Labels and an indication of the orientation of the traces relative to the consensus are shown in the left of this frame (Fig. 1).

Fig. 1. Identifiers for the assembly (gnl|TRACE_ASSM|ID) and for the individual traces (gnl|ti|id) are shown to the left of the frame. The green arrowheads indicate the orientation of the traces to the consensus sequences (which is forward by default). The boxes with the (+) sign control whether the chromatogram is shown or hidden (it is hidden by default). The region shown is surrounded by a light green box. The blue numbers indicate the region shown (in basepairs). The grey lines indicate the sequence is in agreement with the consensus, while red lines in the grey bars indicate an alignment difference. The box made by the dashed red lines is a navigation device (described below).

Navigation

Viewing chromatograms:

Fig. 2. Selected traces are outlined in red, and a reload button appears in the upper left corner.

By default, the chromatograms are hidden in the bottom frame. To view one or more chromatograms, click on the boxes containing the (+) sign to the right of the green arrowheads. Selected traces will now have a box outlined in red, and a reload button will appear in the upper left hand corner of the frame (Fig. 2).

Clicking the reload button will refresh the frame, and the chromatograms for the selected traces will be visible. Note, while the assembly itself is selectable, no trace is available for this entry. The assembly represents the consensus of the traces in the multiple alignment.

If the region being viewed is too large to show actual basepairs the chromatogram cannot be reasonably drawn and instead a graph of the quality scores is displayed. As the region shown becomes smaller, the view will switch from a graph of the quality scores to a rendering of the chromatogram.

Controlling the region being viewed: The red box in the top frame is used to control the region being shown in the middle frame. The red box in the middle frame controls the region being shown in the bottom frame. The red box in the bottom frame also controls the region being shown in the bottom frame. All of the red boxes function in a similar way and can be used to control the level of zoom or can be used to pan to a different area.

Panning: Panning to a different region can be done by placing your mouse over the ruler (found near the top of the frame) within the red box. The mouse should now be represented as a cross. To pan to a different area hold down the left mouse button and drag the box to the position of interest. When the box is in the correct area double click over the ruler inside the red box and the view will be adjusted.
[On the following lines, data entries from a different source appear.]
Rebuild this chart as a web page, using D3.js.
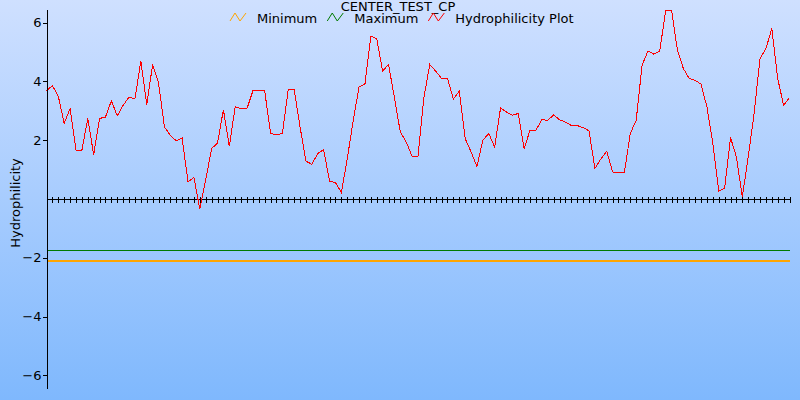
<!DOCTYPE html>
<html>
<head>
<meta charset="utf-8">
<script src="https://cdn.jsdelivr.net/npm/d3@7"></script>
<style>
  html, body { margin: 0; padding: 0; background: #fff; }
  svg { display: block; font-family: "DejaVu Sans", Verdana, sans-serif; }
</style>
</head>
<body>
<svg id="chart" width="800" height="400"></svg>
<script>
// ---- data ----
const title = "CENTER_TEST_CP";
const yAxisTitle = "Hydrophilicity";
const seriesNames = ["Minimum", "Maximum", "Hydrophilicity Plot"];
const seriesColors = ["#ffa500", "#007a00", "#ff0000"];
const minimumValue = -2.10;
const maximumValue = -1.73;
const yTickValues = [-6, -4, -2, 2, 4, 6];
const hydrophilicity = [
  3.68, 3.86, 3.50, 2.57, 3.08, 1.66, 1.66, 2.74, 1.51, 2.74,
  2.79, 3.34, 2.83, 3.19, 3.47, 3.41, 4.70, 3.21, 4.58, 3.95,
  2.45, 2.17, 1.98, 2.07, 0.58, 0.73, -0.35, 0.65, 1.72, 1.90,
  3.04, 1.79, 3.14, 3.08, 3.08, 3.68, 3.68, 3.68, 2.23, 2.19,
  2.23, 3.73, 3.73, 2.45, 1.29, 1.18, 1.55, 1.68, 0.61, 0.56,
  0.22, 1.36, 2.66, 3.81, 3.91, 5.54, 5.46, 4.35, 4.58, 3.45,
  2.28, 1.94, 1.45, 1.45, 3.45, 4.58, 4.35, 4.10, 4.10, 3.40,
  3.67, 2.06, 1.60, 1.11, 2.00, 2.23, 1.77, 3.10, 2.96, 2.85,
  2.91, 1.72, 2.34, 2.34, 2.70, 2.68, 2.86, 2.70, 2.62, 2.50,
  2.50, 2.43, 2.32, 1.04, 1.36, 1.63, 0.92, 0.90, 0.90, 2.23,
  2.68, 4.55, 5.04, 4.93, 5.04, 6.42, 6.42, 5.06, 4.44, 4.10,
  4.04, 3.91, 3.13, 1.89, 0.27, 0.37, 2.09, 1.43, 0.07, 1.43,
  2.91, 4.78, 5.12, 5.80, 4.10, 3.19, 3.45
];

// ---- layout ----
const W = 800, H = 400;
const plotLeft = 46.5, plotRight = 789.5, plotTop = 9.5, plotBottom = 388.5;
const yMax = 6.45;

const svg = d3.select("#chart");

// background gradient
const defs = svg.append("defs");
const grad = defs.append("linearGradient").attr("id", "bg")
  .attr("x1", 0).attr("y1", 0).attr("x2", 0).attr("y2", 1);
grad.append("stop").attr("offset", "0%").attr("stop-color", "#cfe0ff");
grad.append("stop").attr("offset", "100%").attr("stop-color", "#7fb8fd");
svg.append("rect").attr("width", W).attr("height", H).attr("fill", "url(#bg)");

const x = d3.scaleLinear().domain([0, hydrophilicity.length - 1]).range([plotLeft, plotRight]);
const y = d3.scaleLinear().domain([-yMax, yMax]).range([plotBottom, plotTop]);

// min / max reference lines
svg.append("line")
  .attr("x1", plotLeft).attr("x2", plotRight)
  .attr("y1", Math.round(y(maximumValue)) + 0.5).attr("y2", Math.round(y(maximumValue)) + 0.5)
  .attr("stroke", seriesColors[1]).attr("stroke-width", 1).attr("shape-rendering", "crispEdges");
svg.append("line")
  .attr("x1", plotLeft).attr("x2", plotRight)
  .attr("y1", Math.round(y(minimumValue))).attr("y2", Math.round(y(minimumValue)))
  .attr("stroke", seriesColors[0]).attr("stroke-width", 2).attr("shape-rendering", "crispEdges");

// x axis along zero with crossing ticks
const zeroY = Math.round(y(0)) + 0.5;
svg.append("line")
  .attr("x1", plotLeft).attr("x2", plotRight).attr("y1", zeroY).attr("y2", zeroY)
  .attr("stroke", "#000").attr("stroke-width", 1).attr("shape-rendering", "crispEdges");
svg.append("g").selectAll("line")
  .data(d3.range(hydrophilicity.length))
  .join("line")
  .attr("x1", d => Math.round(x(d)) + 0.5).attr("x2", d => Math.round(x(d)) + 0.5)
  .attr("y1", zeroY - 3).attr("y2", zeroY + 3)
  .attr("stroke", "#000").attr("stroke-width", 1).attr("shape-rendering", "crispEdges");

// data line
const line = d3.line().x((d, i) => x(i)).y(d => y(d));
svg.append("path")
  .datum(hydrophilicity)
  .attr("d", line)
  .attr("fill", "none")
  .attr("stroke", seriesColors[2])
  .attr("stroke-width", 1)
  .attr("shape-rendering", "crispEdges");

// y axis
const yAxis = d3.axisLeft(y).tickValues(yTickValues).tickSize(4).tickSizeOuter(0).tickPadding(1)
  .tickFormat(d3.format("d"));
const gy = svg.append("g").attr("transform", `translate(${plotLeft},0)`).call(yAxis);
gy.select(".domain").attr("stroke", "#000").attr("shape-rendering", "crispEdges");
gy.selectAll(".tick line").attr("stroke", "#000").attr("shape-rendering", "crispEdges");
gy.selectAll(".tick text").attr("fill", "#000")
  .style("font-family", "'DejaVu Sans', sans-serif").style("font-size", "13px");

// y axis title
svg.append("text")
  .attr("transform", "translate(19.5,203) rotate(-90)")
  .attr("text-anchor", "middle")
  .style("font-size", "13px")
  .attr("fill", "#000")
  .text(yAxisTitle);

// title
svg.append("text")
  .attr("x", 398).attr("y", 10.5)
  .attr("text-anchor", "middle")
  .style("font-size", "13px")
  .attr("fill", "#000")
  .text(title);

// legend
const legend = svg.append("g");
let cx = 0;
seriesNames.forEach((name, i) => {
  const g = legend.append("g");
  g.append("path")
    .attr("d", `M${cx},${21} L${cx + 5},${13} L${cx + 10},${21} L${cx + 16},${13}`)
    .attr("fill", "none").attr("stroke", seriesColors[i]).attr("stroke-width", 1);
  const t = g.append("text")
    .attr("x", cx + 27).attr("y", 22.5)
    .style("font-size", "13px").attr("fill", "#000")
    .text(name);
  const w = t.node().getComputedTextLength();
  cx += 27 + w + 10;
});
const totalW = cx - 10;
legend.attr("transform", `translate(${Math.round(402 - totalW / 2)},0)`);
</script>
</body>
</html>
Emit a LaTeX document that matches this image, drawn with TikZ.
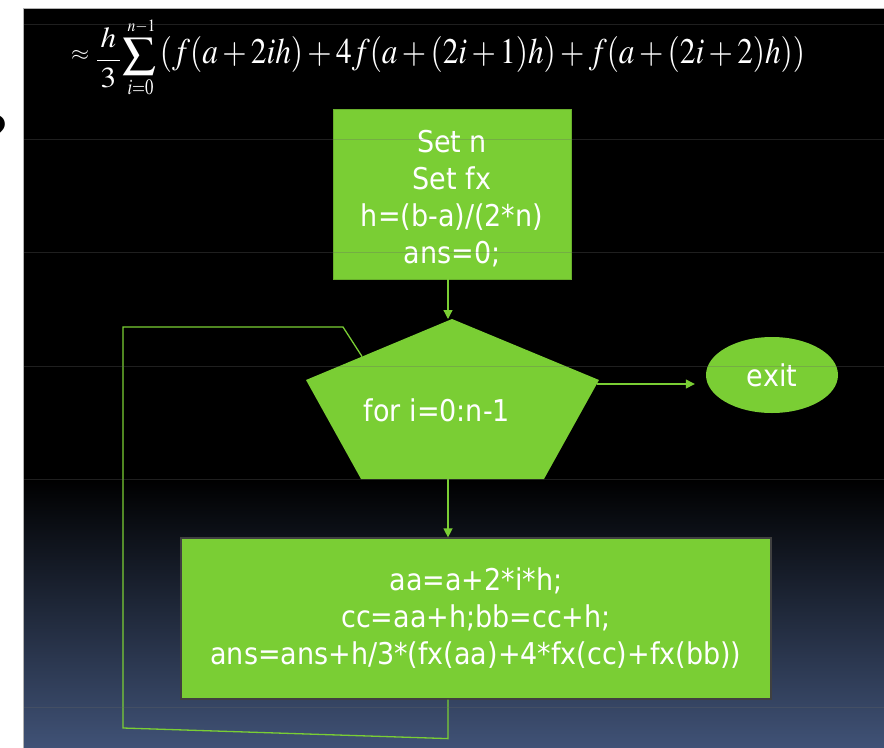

Zooming: Zooming in and out can be accomplished in two ways. Place the mouse over the left or right hand solid edge of the red box. When the mouse is represented by a horizontal line with double arrowheads click on the left mouse button and drag the line to the point of interest. When the line is placed appropriately double click over the ruler inside the red box and the view will be adjusted.

In addition, the exact coordinates of interest can be entered. Within each red box there is a smaller red box containing the coordinates of the region being shown. Double click in this box and those coordinates can be discarded and the coordinates of interest entered. Once the correct coordinates have been entered, double click over the ruler inside the red box to adjust the view.

Viewing specific traces: By default, all traces for a particular region are displayed. However, it is possible to view a subset of traces of interest. Select one or more traces in the middle frame. Having any trace selected will cause the reload icon to appear in the upper left corner of this frame. After all traces have been selected, click on the reload button and only the selected traces will appear in the bottom window.